By David Jacobs | The Center Square
Louisiana’s public colleges and universities will receive $147.1 million through the federal CARES Act, the U.S. Department of Education says.
At least half of the money must be dedicated to emergency student support. Eligible expenses include food, housing, course materials, technology, health care and child care.
School officials can use the rest to cover their costs associated with changing how they deliver instruction amid the COVID-19 pandemic. Campuses have been closed since mid-March.
The Louisiana Board of Regents that oversees higher education met online Wednesday to formally adopt policies implemented in response to the pandemic, such as setting admissions criteria after standardized tests were canceled. They also approved additional changes such as authorizing existing degree programs to be offered entirely online.
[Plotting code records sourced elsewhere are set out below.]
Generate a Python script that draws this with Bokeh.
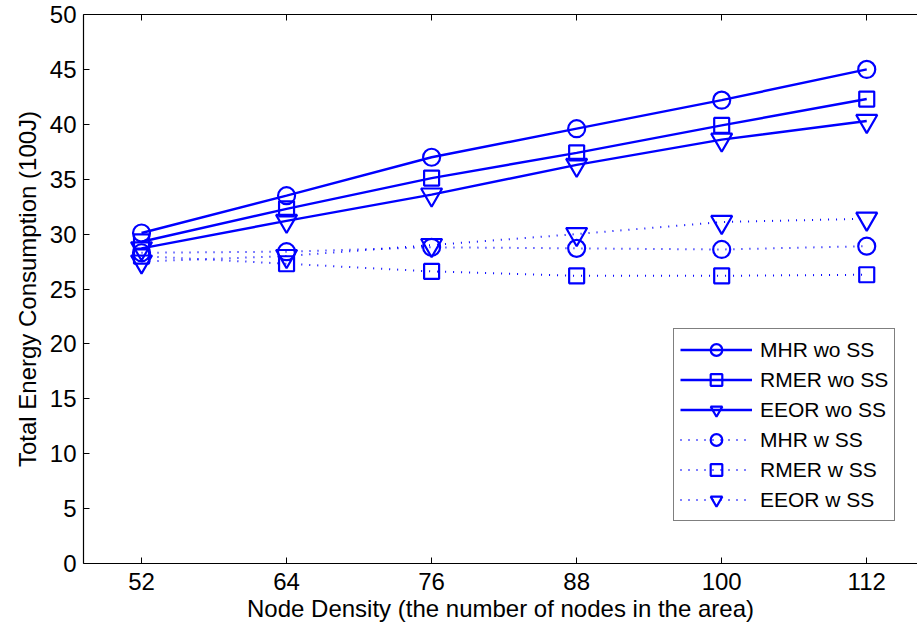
from bokeh.plotting import figure
from bokeh.models import Range1d, FixedTicker, LinearAxis, Legend
from bokeh.embed import file_html
from bokeh.resources import INLINE

node_density = [52, 64, 76, 88, 100, 112]
mhr_wo_ss = [30.1, 33.5, 37.0, 39.6, 42.2, 45.0]
rmer_wo_ss = [29.3, 32.3, 35.1, 37.4, 39.9, 42.3]
eeor_wo_ss = [28.7, 31.2, 33.6, 36.3, 38.6, 40.3]
mhr_w_ss = [28.3, 28.4, 28.8, 28.7, 28.6, 28.9]
rmer_w_ss = [28.0, 27.3, 26.6, 26.2, 26.2, 26.3]
eeor_w_ss = [27.5, 28.0, 29.0, 30.0, 31.1, 31.4]
x_ticks = [52, 64, 76, 88, 100, 112]
y_ticks = [0, 5, 10, 15, 20, 25, 30, 35, 40, 45, 50]

FONT = "Liberation Sans"
BLUE = "#0000ff"

p = figure(width=917, height=631, output_backend="svg", toolbar_location=None,
           x_range=Range1d(47.2, 116.2), y_range=Range1d(0, 50),
           min_border_left=83, min_border_right=0, min_border_top=14, min_border_bottom=68)
p.outline_line_color = None
p.grid.visible = False
p.background_fill_color = "white"
p.border_fill_color = "white"

for ax in [p.xaxis[0], p.yaxis[0]]:
    ax.major_tick_in = 6
    ax.major_tick_out = 0
    ax.minor_tick_line_color = None
    ax.axis_line_color = "black"
    ax.axis_line_width = 1.2
    ax.major_tick_line_color = "black"
    ax.major_label_text_font = FONT
    ax.major_label_text_font_size = "24px"
    ax.major_label_text_color = "black"
    ax.axis_label_text_font = FONT
    ax.axis_label_text_font_size = "24px"
    ax.axis_label_text_font_style = "normal"
    ax.axis_label_text_color = "black"

p.xaxis.ticker = FixedTicker(ticks=x_ticks)
p.yaxis.ticker = FixedTicker(ticks=y_ticks)
p.xaxis.axis_label = "Node Density (the number of nodes in the area)"
p.yaxis.axis_label = "Total Energy Consumption (100J)"
p.xaxis.major_label_standoff = 9
p.yaxis.major_label_standoff = 7
p.xaxis.axis_label_standoff = 2
p.yaxis.axis_label_standoff = 6

top = LinearAxis(ticker=FixedTicker(ticks=x_ticks), major_tick_in=6, major_tick_out=0,
                 major_label_overrides={t: "" for t in x_ticks}, major_label_standoff=0,
                 minor_tick_line_color=None, axis_line_width=1.2)
p.add_layout(top, "above")

series = [
    ("MHR wo SS", mhr_wo_ss, "circle", 17, "solid"),
    ("RMER wo SS", rmer_wo_ss, "square", 15, "solid"),
    ("EEOR wo SS", eeor_wo_ss, "inverted_triangle", 21, "solid"),
    ("MHR w SS", mhr_w_ss, "circle", 17, "1 7"),
    ("RMER w SS", rmer_w_ss, "square", 15, "1 7"),
    ("EEOR w SS", eeor_w_ss, "inverted_triangle", 21, "1 7"),
]

items = []
for name, ys, marker, size, dash in series:
    if dash == "solid":
        l = p.line(node_density, ys, line_color=BLUE, line_width=2.4)
    else:
        l = p.line(node_density, ys, line_color=BLUE, line_width=2.0, line_dash=dash)
    s = p.scatter(node_density, ys, marker=marker, size=size, fill_color=None,
                  line_color=BLUE, line_width=2.2)
    items.append((name, [l, s]))

legend = Legend(items=items, location=(590, 42), orientation="vertical")
legend.label_text_font = FONT
legend.label_text_font_size = "21px"
legend.label_text_color = "black"
legend.glyph_width = 72
legend.glyph_height = 29
legend.label_height = 29
legend.spacing = 1
legend.padding = 6
legend.margin = 0
legend.label_standoff = 8
legend.border_line_color = "black"
legend.border_line_width = 1.2
legend.background_fill_color = "white"
legend.background_fill_alpha = 1.0
p.add_layout(legend, "center")

open("out.html", "w").write(file_html(p, INLINE))
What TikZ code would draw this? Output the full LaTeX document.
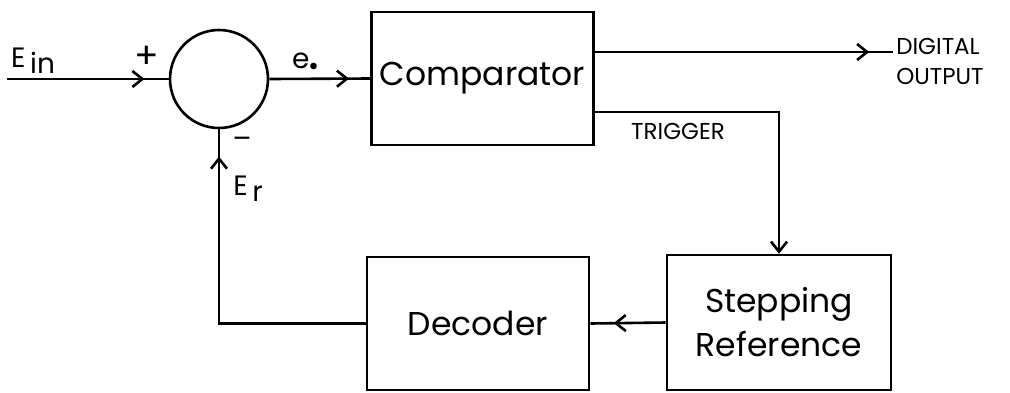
\documentclass[tikz,border=0pt]{standalone}
\usepackage{fontspec}
\setmainfont{Poppins}
\usetikzlibrary{arrows.meta, calc, decorations.markings}

\begin{document}
\begin{tikzpicture}[x=0.5pt, y=-0.5pt, >={Straight Barb[length=5pt,width=8pt]},
  line width=1.3pt,
  block/.style = {draw, minimum width=111pt, minimum height=66.5pt,
                  align=center, font=\fontsize{16.5}{22}\selectfont},
  sumnode/.style = {draw, circle, minimum size=49pt, inner sep=0pt},
  lbl/.style   = {font=\fontsize{14}{16}\selectfont, inner sep=1pt},
  caps/.style  = {font=\fontsize{11.5}{15}\selectfont, inner sep=1pt},
  midarrow/.style = {postaction={decorate},
                     decoration={markings, mark=at position #1 with {\arrow{>}}}}
]
  \useasboundingbox (0,0) rectangle (1010,392);

  \node[sumnode] (sum)  at (219,79)    {};
  \node[block]   (comp) at (482.5,78.5) {Comparator};
  \node[block]   (dec)  at (478,323.5)  {Decoder};
  \node[block, minimum width=112pt, minimum height=67.5pt]
                 (step) at (779,322.5)  {Stepping\\Reference};

  \coordinate (in)   at (7,79);
  \coordinate (dout) at (893,52);
  \coordinate (trig) at (779,112);

  %% labels
  \node[lbl] (ein)   at (33,61)   {E\,\raisebox{-3pt}{in}};
  \node[lbl, font=\fontsize{18}{18}\selectfont] (plus) at (147,57) {+};
  \node[lbl] (eo)    at (305,62)  {e\raisebox{-1pt}{\fontsize{8}{8}\selectfont$\bullet$}};
  \node[lbl] (minus) at (242,143) {--};
  \node[lbl] (er)    at (248,189) {E\,\raisebox{-3pt}{r}};
  \node[caps, anchor=west, align=left] (out) at (893,61) {DIGITAL\\OUTPUT};
  \node[caps] (tlbl) at (678,131) {TRIGGER};

  %% forward path
  \draw[midarrow=0.85] (in) -- (sum.west);
  \draw[midarrow=0.79] (sum.east) -- (comp.west);
  \draw[midarrow=0.92] (comp.east |- dout) -- (dout);

  %% trigger
  \draw[->] (comp.east |- trig) -| (step.north);

  %% feedback path
  \draw[midarrow=0.69] (step.west) -- (dec.east);
  \draw[midarrow=0.92] (dec.west) -| (sum.south);
\end{tikzpicture}
\end{document}
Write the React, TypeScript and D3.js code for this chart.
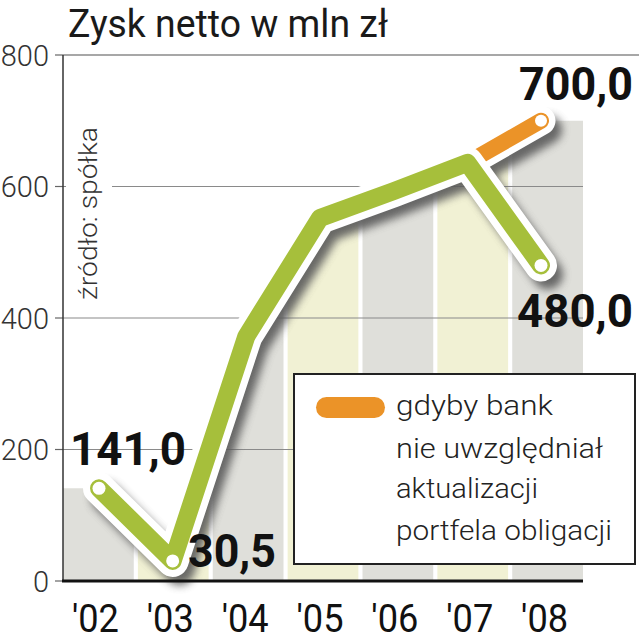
import React from "react";
import * as d3 from "d3";

const years = ["'02", "'03", "'04", "'05", "'06", "'07", "'08"];
const profit = [141.0, 30.5, 372, 552, 593, 636, 480.0];
const barValues = [141.0, 30.5, 372, 552, 593, 636, 700.0];
const altFrom = 636;
const altValue = 700.0;
const yTicks = [0, 200, 400, 600, 800];
const pointLabels = ["141,0", "30,5", "", "", "", "", "480,0"];
const altLabel = "700,0";
const legendLines = ["gdyby bank", "nie uwzględniał", "aktualizacji", "portfela obligacji"];
const title = "Zysk netto w mln zł";
const source = "źródło: spółka";

const W = 639;
const H = 640;
const GREEN = "#a6bf3b";
const ORANGE = "#eb9328";
const BAR_COLORS = ["#dfdfda", "#f1f1d4"];

export default function App() {
  const x = d3.scaleBand<string>().domain(years).range([63, 583]).paddingInner(0.055).paddingOuter(0);
  const xp = d3.scalePoint<string>().domain(years).range([99, 541]);
  const y = d3.scaleLinear().domain([0, 800]).range([581, 55]);

  const line = d3
    .line<number>()
    .x((_, i) => xp(years[i]) as number)
    .y((d) => y(d));
  const mainPath = line(profit) || "";
  const altPath =
    d3.line<[string, number]>().x((d) => xp(d[0]) as number).y((d) => y(d[1]))([
      [years[5], altFrom],
      [years[6], altValue],
    ]) || "";

  // clip region: area below the (upper) line, extended flat at both ends
  const clipPts: [number, number][] = [
    [63, barValues[0]],
    ...barValues.map((v, i) => [xp(years[i]) as number, v] as [number, number]),
    [583, barValues[barValues.length - 1]],
  ];
  const clipArea =
    d3
      .area<[number, number]>()
      .x((d) => d[0])
      .y0(y(0))
      .y1((d) => y(d[1]))(clipPts) || "";

  const font = "Roboto, 'Liberation Sans', sans-serif";

  const labelPos: Record<number, { x: number; y: number; len: number }> = {
    0: { x: 70, y: 465, len: 116 },
    1: { x: 188, y: 567, len: 88 },
    6: { x: 517, y: 327, len: 116 },
  };

  return (
    <svg width={W} height={H} style={{ position: "absolute", left: 0, top: 0 }}>
      <defs>
        <filter id="sh" x="-20%" y="-20%" width="140%" height="140%">
          <feGaussianBlur stdDeviation="4" />
        </filter>
        <clipPath id="barclip">
          <path d={clipArea} />
        </clipPath>
      </defs>
      <rect x={0} y={0} width={W} height={H} fill="#ffffff" />

      {/* bars */}
      <g clipPath="url(#barclip)">
        {years.map((yr, i) => (
          <rect
            key={yr}
            x={x(yr)}
            y={y(800)}
            width={x.bandwidth()}
            height={y(0) - y(800)}
            fill={BAR_COLORS[i % 2]}
          />
        ))}
      </g>

      {/* grid */}
      {yTicks.filter((t) => t > 0 && t < 800).map((t) => (
        <line key={t} x1={63} x2={583} y1={y(t)} y2={y(t)} stroke="#8a8a8a" strokeWidth={1.2} />
      ))}
      <line x1={63} x2={639} y1={y(800)} y2={y(800)} stroke="#8a8a8a" strokeWidth={1.5} />
      {yTicks.map((t) => (
        <line key={"tk" + t} x1={55} x2={63} y1={y(t)} y2={y(t)} stroke="#666" strokeWidth={1.2} />
      ))}
      <line x1={63} x2={63} y1={y(800)} y2={y(0)} stroke="#333" strokeWidth={1.5} />

      {/* y labels */}
      {yTicks.map((t) => (
        <text
          key={"yl" + t}
          x={49}
          y={y(t) + 10.5}
          textAnchor="end"
          fontFamily={font}
          fontWeight={300}
          fontSize={29}
          fill="#333"
        >
          {t}
        </text>
      ))}

      {/* source */}
      <rect x={66} y={122} width={46} height={183} fill="#ffffff" />
      <text
        transform="translate(97,300) rotate(-90)"
        fontFamily={font}
        fontWeight={300}
        fontSize={25}
        fill="#333"
        textLength={173}
        lengthAdjust="spacingAndGlyphs"
      >
        {source}
      </text>

      {/* legend */}
      <rect x={294} y={374} width={341} height={190} fill="#ffffff" stroke="#222" strokeWidth={2} />
      <rect x={316} y={397} width={69} height={21} rx={10.5} fill={ORANGE} />
      {legendLines.map((l, i) => (
        <text
          key={l}
          x={396}
          y={[415, 458, 498, 540][i]}
          fontFamily={font}
          fontWeight={300}
          fontSize={28}
          fill="#222"
          textLength={[157, 207, 142, 216][i]}
          lengthAdjust="spacingAndGlyphs"
        >
          {l}
        </text>
      ))}

      {/* shadows */}
      <g filter="url(#sh)" opacity={0.9} transform="translate(7,9)">
        <path d={altPath} fill="none" stroke="#5a5a5a" strokeWidth={28} strokeLinecap="round" strokeLinejoin="round" />
        <path d={mainPath} fill="none" stroke="#5a5a5a" strokeWidth={30} strokeLinecap="round" strokeLinejoin="round" />
      </g>

      {/* alt line */}
      <path d={altPath} fill="none" stroke="#fff" strokeWidth={29} strokeLinecap="round" strokeLinejoin="round" />
      <path d={altPath} fill="none" stroke={ORANGE} strokeWidth={16} strokeLinecap="round" strokeLinejoin="round" />
      <circle cx={xp(years[6])} cy={y(altValue)} r={6} fill="#fff" />

      {/* main line */}
      <path d={mainPath} fill="none" stroke="#fff" strokeWidth={32} strokeLinecap="round" strokeLinejoin="round" />
      <path d={mainPath} fill="none" stroke={GREEN} strokeWidth={18} strokeLinecap="round" strokeLinejoin="round" />
      {[0, 1, 6].map((i) => (
        <circle key={"c" + i} cx={xp(years[i])} cy={y(profit[i])} r={6.5} fill="#fff" />
      ))}

      {/* baseline */}
      <line x1={62} x2={583} y1={y(0)} y2={y(0)} stroke="#111" strokeWidth={3} />

      {/* x labels */}
      {years.map((yr) => (
        <text
          key={"xl" + yr}
          x={(x(yr) as number) + x.bandwidth() / 2 - 3}
          y={632}
          textAnchor="middle"
          fontFamily={font}
          fontSize={38}
          fill="#111"
          textLength={47}
          lengthAdjust="spacingAndGlyphs"
        >
          {yr}
        </text>
      ))}

      {/* data labels */}
      {Object.keys(labelPos).map((k) => {
        const i = +k;
        const p = labelPos[i];
        return (
          <text
            key={"dl" + i}
            x={p.x}
            y={p.y}
            fontFamily={font}
            fontWeight={700}
            fontSize={47}
            fill="#111"
            textLength={p.len}
            lengthAdjust="spacingAndGlyphs"
          >
            {pointLabels[i]}
          </text>
        );
      })}
      <text
        x={519}
        y={100}
        fontFamily={font}
        fontWeight={700}
        fontSize={47}
        fill="#111"
        textLength={114}
        lengthAdjust="spacingAndGlyphs"
      >
        {altLabel}
      </text>

      {/* title */}
      <text
        x={68}
        y={37}
        fontFamily={font}
        fontWeight={400}
        fontSize={39}
        fill="#1a1a1a"
        textLength={320}
        lengthAdjust="spacingAndGlyphs"
      >
        {title}
      </text>
    </svg>
  );
}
The Regents have established a Digital Inclusion Committee that will help prioritize spending of some of the CARES Act money to address “Louisiana’s well-established digital divide.” About 90 percent of students have engaged with the digital platforms needed for their coursework but many lack reliable access to high-speed internet, a committee survey found.
Strategies to address those concerns include using low-tech distance learning including recording lectures and printing packets for pickup. The Regents also are providing surplus laptops and a statewide map showing where to go to find free public wifi for “drive-in studying opportunities.”
“So far, these stop-gap measures have proven extremely successful and the survey gives us great hope that students are persisting and adapting,” Commissioner of Higher Education Kim Hunter Reed said. “We know our talent development imperative is not paused during a pandemic. In fact, it is amplified.”